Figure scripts
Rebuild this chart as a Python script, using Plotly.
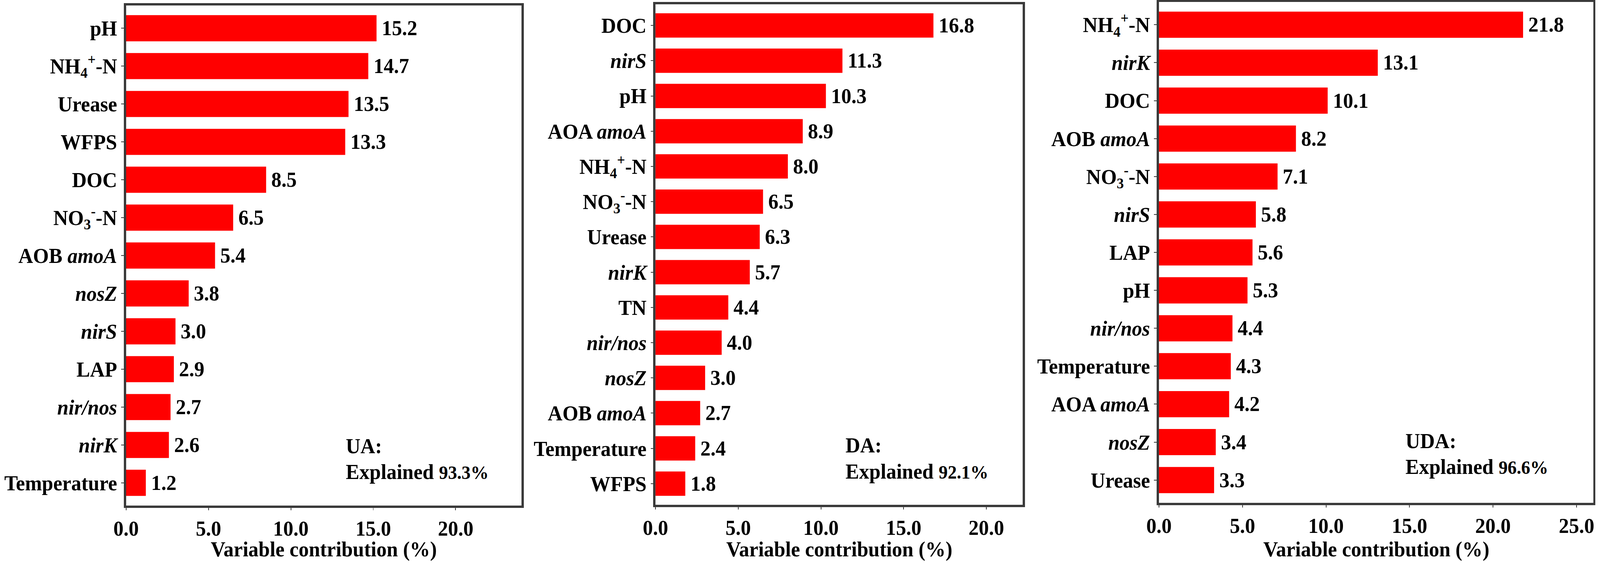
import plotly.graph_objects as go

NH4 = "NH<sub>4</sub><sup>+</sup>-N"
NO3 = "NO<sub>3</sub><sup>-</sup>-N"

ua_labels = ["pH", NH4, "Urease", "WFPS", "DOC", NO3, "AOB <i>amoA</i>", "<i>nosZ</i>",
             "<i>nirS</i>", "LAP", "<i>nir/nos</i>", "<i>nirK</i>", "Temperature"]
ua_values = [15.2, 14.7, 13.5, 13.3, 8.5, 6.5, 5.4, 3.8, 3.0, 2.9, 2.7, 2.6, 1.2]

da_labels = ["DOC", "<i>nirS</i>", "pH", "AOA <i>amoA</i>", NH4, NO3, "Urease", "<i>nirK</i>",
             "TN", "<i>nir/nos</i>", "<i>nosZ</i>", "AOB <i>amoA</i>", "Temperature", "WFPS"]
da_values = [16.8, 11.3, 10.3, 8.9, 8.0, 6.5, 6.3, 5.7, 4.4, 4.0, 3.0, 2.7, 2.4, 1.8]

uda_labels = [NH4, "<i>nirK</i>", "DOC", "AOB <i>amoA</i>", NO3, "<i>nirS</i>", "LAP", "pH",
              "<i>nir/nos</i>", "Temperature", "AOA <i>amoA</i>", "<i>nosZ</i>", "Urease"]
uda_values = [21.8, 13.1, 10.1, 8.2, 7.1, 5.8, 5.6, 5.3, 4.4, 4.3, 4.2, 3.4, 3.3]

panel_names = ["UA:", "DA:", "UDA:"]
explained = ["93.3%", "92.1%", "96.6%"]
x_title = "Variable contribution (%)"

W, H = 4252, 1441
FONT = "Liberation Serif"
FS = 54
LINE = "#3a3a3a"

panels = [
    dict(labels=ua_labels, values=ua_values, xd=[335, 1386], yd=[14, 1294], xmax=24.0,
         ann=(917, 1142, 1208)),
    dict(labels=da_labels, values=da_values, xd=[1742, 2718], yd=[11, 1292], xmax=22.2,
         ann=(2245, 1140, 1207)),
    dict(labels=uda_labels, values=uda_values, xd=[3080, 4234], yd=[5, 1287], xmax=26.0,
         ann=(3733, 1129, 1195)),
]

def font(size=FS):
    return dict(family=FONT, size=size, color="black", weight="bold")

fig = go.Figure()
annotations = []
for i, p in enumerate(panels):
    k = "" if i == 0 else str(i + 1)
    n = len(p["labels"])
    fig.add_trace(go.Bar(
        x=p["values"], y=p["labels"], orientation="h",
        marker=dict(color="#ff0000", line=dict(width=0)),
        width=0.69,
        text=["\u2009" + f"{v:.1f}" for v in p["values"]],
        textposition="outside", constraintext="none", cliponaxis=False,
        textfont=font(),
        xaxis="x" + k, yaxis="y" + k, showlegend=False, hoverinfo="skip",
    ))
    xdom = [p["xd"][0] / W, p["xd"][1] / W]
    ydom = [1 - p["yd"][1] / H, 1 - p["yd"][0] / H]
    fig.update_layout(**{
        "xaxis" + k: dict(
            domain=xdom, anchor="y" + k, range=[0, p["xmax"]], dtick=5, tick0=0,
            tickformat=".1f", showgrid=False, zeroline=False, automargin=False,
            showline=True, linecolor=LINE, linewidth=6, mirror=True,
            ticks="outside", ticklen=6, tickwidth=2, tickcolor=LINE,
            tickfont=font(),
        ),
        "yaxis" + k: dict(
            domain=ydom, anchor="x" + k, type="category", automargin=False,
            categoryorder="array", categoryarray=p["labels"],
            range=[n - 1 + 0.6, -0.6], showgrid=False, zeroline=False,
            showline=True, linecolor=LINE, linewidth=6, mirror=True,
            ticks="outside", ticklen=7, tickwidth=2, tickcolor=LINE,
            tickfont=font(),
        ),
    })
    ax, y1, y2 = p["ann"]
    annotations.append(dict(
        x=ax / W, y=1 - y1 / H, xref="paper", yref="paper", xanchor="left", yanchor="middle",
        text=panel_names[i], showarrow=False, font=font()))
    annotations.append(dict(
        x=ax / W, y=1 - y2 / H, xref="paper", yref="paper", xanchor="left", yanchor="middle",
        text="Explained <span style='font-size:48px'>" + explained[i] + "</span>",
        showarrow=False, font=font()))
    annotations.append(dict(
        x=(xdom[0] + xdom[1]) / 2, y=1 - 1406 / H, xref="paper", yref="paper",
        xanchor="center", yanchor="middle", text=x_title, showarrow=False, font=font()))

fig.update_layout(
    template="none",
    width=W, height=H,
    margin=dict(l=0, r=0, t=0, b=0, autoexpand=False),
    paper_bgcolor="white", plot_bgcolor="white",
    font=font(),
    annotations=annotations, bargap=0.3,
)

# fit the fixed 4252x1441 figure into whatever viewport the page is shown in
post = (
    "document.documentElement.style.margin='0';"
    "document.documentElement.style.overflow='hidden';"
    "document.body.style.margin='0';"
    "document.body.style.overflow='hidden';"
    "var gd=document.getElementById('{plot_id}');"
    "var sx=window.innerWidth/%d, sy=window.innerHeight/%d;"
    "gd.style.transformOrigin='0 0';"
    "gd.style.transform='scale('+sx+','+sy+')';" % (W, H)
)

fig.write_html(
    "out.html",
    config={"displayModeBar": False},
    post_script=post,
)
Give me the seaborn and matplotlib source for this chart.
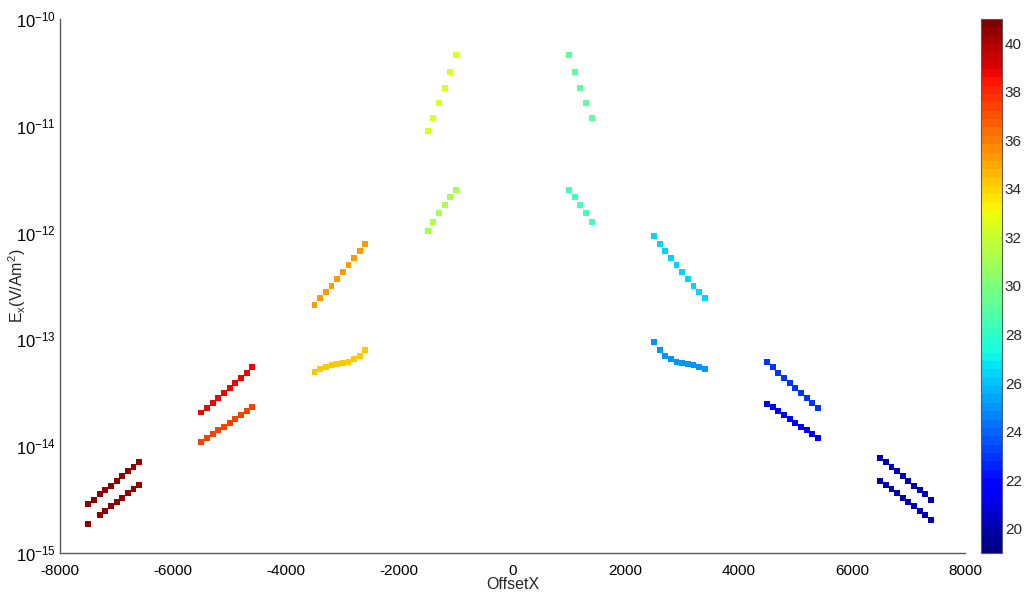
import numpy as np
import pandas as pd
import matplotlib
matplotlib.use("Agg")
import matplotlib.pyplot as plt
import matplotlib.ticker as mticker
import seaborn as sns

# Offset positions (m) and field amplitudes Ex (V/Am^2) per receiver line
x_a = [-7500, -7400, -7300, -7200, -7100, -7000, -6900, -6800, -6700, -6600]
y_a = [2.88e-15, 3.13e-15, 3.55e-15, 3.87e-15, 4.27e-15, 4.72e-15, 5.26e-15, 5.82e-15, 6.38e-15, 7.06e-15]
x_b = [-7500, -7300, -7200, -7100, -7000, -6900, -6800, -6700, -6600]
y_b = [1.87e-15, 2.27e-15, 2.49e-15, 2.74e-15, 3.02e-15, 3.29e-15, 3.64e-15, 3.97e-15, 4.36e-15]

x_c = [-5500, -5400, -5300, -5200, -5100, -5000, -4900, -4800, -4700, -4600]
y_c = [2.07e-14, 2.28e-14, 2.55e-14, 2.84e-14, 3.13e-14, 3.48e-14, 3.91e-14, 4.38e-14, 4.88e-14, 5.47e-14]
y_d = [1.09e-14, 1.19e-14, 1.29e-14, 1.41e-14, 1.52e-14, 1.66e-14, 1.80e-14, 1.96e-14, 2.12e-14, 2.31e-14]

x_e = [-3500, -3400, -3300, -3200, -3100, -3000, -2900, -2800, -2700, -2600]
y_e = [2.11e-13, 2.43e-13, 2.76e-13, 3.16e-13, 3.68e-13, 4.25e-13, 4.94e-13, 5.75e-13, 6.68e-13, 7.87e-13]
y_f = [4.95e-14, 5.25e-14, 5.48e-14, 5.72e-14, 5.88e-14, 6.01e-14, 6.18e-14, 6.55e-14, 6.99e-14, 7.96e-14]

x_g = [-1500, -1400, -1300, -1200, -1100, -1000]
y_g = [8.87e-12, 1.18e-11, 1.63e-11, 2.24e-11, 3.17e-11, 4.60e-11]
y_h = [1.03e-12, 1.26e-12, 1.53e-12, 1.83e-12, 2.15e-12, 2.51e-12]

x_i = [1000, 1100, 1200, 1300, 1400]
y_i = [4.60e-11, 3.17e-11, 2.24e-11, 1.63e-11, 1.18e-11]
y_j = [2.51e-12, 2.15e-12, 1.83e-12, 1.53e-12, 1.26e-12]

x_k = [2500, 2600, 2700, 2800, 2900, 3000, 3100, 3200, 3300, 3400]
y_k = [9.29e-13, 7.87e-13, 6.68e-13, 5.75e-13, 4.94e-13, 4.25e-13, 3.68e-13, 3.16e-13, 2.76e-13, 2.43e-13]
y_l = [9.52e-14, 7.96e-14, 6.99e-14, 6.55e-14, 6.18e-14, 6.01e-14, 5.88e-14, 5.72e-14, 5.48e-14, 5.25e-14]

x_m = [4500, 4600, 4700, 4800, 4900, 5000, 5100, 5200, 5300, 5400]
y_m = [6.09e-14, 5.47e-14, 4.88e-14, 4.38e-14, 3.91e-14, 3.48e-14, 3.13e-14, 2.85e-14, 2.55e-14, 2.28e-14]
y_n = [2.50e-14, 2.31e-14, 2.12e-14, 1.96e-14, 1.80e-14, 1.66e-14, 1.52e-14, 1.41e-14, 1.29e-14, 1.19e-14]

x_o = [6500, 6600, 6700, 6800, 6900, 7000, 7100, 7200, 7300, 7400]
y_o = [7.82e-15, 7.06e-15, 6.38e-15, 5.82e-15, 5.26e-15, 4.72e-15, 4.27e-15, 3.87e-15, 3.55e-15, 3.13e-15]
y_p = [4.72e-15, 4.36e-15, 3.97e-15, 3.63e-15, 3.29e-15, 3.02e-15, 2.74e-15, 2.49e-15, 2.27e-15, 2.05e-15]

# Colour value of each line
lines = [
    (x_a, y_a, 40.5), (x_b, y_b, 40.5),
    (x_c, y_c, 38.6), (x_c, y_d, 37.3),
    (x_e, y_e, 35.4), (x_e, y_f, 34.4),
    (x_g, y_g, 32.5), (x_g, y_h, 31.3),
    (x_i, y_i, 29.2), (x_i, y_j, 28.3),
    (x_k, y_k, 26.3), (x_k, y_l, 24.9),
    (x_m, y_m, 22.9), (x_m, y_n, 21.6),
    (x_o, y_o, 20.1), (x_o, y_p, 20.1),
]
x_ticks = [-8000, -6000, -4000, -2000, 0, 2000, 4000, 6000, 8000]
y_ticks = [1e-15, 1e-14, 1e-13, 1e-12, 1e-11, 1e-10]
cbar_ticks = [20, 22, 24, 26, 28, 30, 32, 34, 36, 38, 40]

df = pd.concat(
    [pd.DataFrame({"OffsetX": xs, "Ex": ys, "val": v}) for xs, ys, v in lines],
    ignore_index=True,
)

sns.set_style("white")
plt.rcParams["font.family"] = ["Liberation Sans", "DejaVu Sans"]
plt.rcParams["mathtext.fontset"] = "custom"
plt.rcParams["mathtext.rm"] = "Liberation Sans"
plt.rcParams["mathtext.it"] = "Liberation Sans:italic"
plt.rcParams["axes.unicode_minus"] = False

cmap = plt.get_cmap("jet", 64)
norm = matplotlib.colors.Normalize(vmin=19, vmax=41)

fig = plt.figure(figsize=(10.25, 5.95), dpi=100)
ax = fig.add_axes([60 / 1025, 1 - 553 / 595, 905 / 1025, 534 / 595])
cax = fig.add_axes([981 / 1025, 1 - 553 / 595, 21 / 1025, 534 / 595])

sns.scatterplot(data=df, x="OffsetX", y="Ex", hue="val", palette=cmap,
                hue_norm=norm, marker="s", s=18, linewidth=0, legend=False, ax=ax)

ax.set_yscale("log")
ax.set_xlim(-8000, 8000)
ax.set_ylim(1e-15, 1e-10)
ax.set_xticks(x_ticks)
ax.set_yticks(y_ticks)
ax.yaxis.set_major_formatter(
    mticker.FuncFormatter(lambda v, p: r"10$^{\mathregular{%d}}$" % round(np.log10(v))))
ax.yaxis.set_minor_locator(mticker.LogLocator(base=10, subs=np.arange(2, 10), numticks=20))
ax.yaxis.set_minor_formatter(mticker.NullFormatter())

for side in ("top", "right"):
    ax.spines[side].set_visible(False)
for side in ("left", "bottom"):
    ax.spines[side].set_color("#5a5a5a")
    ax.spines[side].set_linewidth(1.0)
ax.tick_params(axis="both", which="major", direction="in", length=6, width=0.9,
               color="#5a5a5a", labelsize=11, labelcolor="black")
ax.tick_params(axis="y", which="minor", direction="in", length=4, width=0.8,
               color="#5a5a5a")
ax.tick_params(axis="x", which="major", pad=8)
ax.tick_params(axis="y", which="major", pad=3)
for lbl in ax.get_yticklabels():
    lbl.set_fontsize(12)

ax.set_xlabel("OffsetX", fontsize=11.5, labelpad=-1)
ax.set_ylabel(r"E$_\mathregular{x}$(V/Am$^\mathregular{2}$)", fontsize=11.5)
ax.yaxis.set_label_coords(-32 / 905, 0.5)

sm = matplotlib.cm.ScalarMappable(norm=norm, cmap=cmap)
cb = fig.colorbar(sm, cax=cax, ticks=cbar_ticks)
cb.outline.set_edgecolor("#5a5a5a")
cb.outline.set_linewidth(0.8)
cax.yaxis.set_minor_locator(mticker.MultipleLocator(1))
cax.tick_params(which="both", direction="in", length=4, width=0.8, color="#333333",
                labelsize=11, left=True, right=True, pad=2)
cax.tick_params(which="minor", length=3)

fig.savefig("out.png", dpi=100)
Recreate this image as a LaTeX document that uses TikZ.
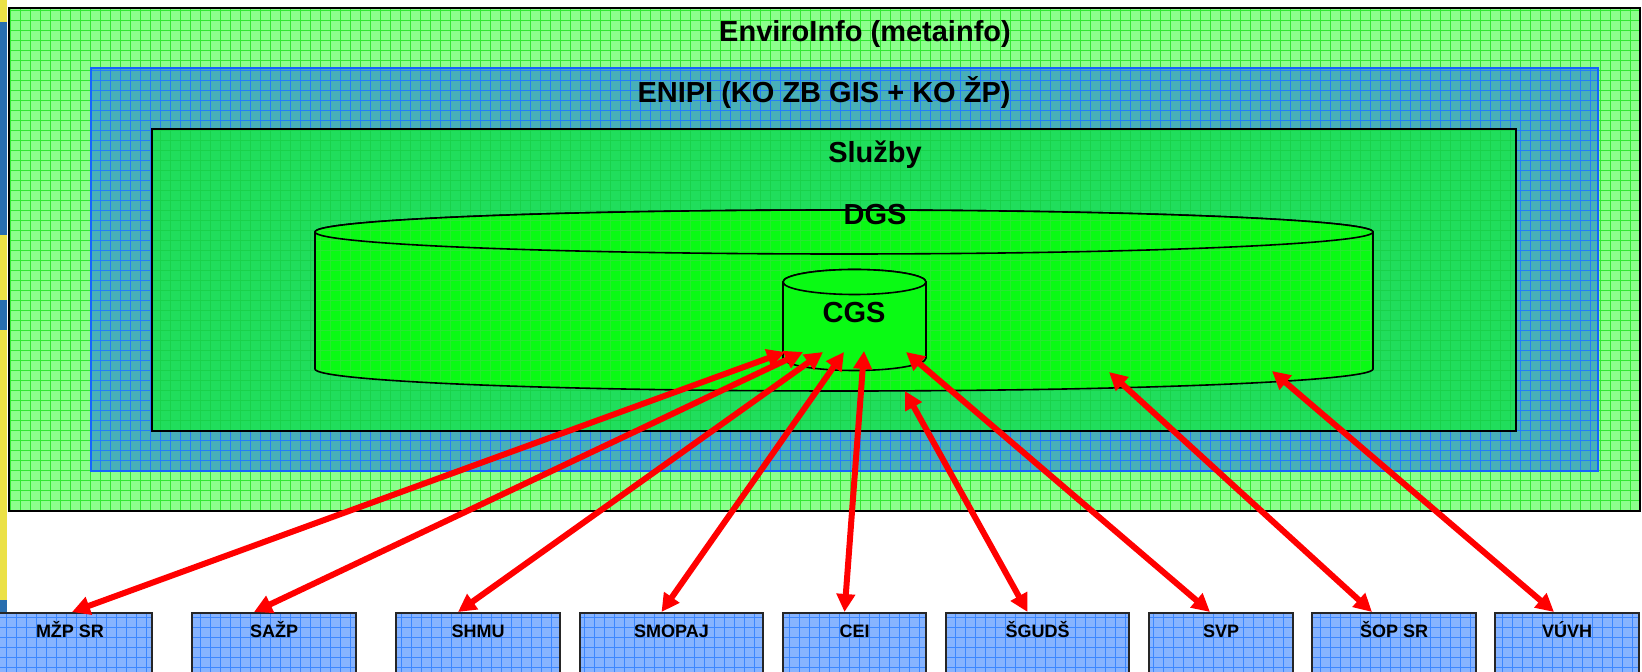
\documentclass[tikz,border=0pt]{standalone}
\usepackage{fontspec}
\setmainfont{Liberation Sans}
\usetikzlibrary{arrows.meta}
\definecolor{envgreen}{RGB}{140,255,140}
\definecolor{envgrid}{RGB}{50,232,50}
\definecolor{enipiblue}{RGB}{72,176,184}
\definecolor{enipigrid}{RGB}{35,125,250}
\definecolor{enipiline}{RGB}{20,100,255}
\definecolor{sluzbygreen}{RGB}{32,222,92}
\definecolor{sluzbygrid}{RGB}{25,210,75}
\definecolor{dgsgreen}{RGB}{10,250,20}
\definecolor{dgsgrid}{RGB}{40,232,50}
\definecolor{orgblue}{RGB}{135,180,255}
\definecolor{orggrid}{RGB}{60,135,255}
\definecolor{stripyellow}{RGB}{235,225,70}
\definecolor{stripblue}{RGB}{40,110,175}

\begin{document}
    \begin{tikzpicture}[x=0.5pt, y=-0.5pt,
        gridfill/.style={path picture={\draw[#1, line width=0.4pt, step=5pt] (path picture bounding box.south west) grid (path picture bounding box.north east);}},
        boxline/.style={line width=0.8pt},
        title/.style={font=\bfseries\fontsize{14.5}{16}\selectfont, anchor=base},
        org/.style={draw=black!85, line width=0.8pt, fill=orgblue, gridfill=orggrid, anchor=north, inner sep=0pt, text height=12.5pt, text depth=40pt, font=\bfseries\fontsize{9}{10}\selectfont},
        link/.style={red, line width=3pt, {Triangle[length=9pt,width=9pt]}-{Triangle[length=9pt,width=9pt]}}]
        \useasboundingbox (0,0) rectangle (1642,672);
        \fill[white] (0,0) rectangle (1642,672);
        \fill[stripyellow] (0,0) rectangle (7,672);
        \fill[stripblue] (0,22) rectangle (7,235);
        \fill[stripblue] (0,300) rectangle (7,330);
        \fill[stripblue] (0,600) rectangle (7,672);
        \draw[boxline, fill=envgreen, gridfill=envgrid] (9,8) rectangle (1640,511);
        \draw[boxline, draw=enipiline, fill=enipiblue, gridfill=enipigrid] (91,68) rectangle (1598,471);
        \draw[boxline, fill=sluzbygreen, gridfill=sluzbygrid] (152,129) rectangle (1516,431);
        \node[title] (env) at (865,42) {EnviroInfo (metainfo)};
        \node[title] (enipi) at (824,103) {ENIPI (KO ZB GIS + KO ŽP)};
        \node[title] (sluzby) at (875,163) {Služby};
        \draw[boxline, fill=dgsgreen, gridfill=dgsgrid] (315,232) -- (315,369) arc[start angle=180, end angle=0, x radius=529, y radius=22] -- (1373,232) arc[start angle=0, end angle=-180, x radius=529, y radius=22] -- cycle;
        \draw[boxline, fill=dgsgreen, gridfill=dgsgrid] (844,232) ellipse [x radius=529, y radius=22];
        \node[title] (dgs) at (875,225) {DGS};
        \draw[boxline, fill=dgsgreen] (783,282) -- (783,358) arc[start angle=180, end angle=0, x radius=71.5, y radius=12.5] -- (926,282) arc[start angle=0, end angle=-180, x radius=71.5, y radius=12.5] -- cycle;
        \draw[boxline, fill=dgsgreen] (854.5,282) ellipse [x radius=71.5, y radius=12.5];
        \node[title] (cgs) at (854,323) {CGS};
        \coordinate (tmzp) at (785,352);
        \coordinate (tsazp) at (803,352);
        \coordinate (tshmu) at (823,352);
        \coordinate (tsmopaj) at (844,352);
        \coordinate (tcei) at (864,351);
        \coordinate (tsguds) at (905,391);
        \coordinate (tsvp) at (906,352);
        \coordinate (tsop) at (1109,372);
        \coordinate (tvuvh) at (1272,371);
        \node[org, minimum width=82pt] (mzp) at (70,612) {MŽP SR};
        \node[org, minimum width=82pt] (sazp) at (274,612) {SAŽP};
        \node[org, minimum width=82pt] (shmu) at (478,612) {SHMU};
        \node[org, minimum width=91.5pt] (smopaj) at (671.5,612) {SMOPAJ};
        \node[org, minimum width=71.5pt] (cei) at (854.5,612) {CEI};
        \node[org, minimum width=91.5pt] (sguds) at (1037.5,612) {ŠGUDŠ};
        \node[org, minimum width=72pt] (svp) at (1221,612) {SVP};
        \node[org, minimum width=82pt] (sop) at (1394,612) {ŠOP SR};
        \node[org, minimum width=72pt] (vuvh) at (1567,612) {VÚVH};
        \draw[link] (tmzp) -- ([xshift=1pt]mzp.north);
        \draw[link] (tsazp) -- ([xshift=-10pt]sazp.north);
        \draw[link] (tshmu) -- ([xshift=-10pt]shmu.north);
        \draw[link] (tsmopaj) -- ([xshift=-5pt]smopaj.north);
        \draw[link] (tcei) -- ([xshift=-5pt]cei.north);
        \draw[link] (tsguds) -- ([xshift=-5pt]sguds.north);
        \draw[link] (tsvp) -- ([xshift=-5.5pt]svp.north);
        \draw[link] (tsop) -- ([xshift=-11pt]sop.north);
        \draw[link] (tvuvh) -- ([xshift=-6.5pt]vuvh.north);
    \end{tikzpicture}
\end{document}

CHALLENGE:
Scan the material above for the string "this" and report each line where you find it.

EXPECTED ANSWER:
Rebuild this chart as a Python script, using Plotly.
Give me the seaborn and matplotlib source for this chart.
Recreate this image as a LaTeX document that uses TikZ.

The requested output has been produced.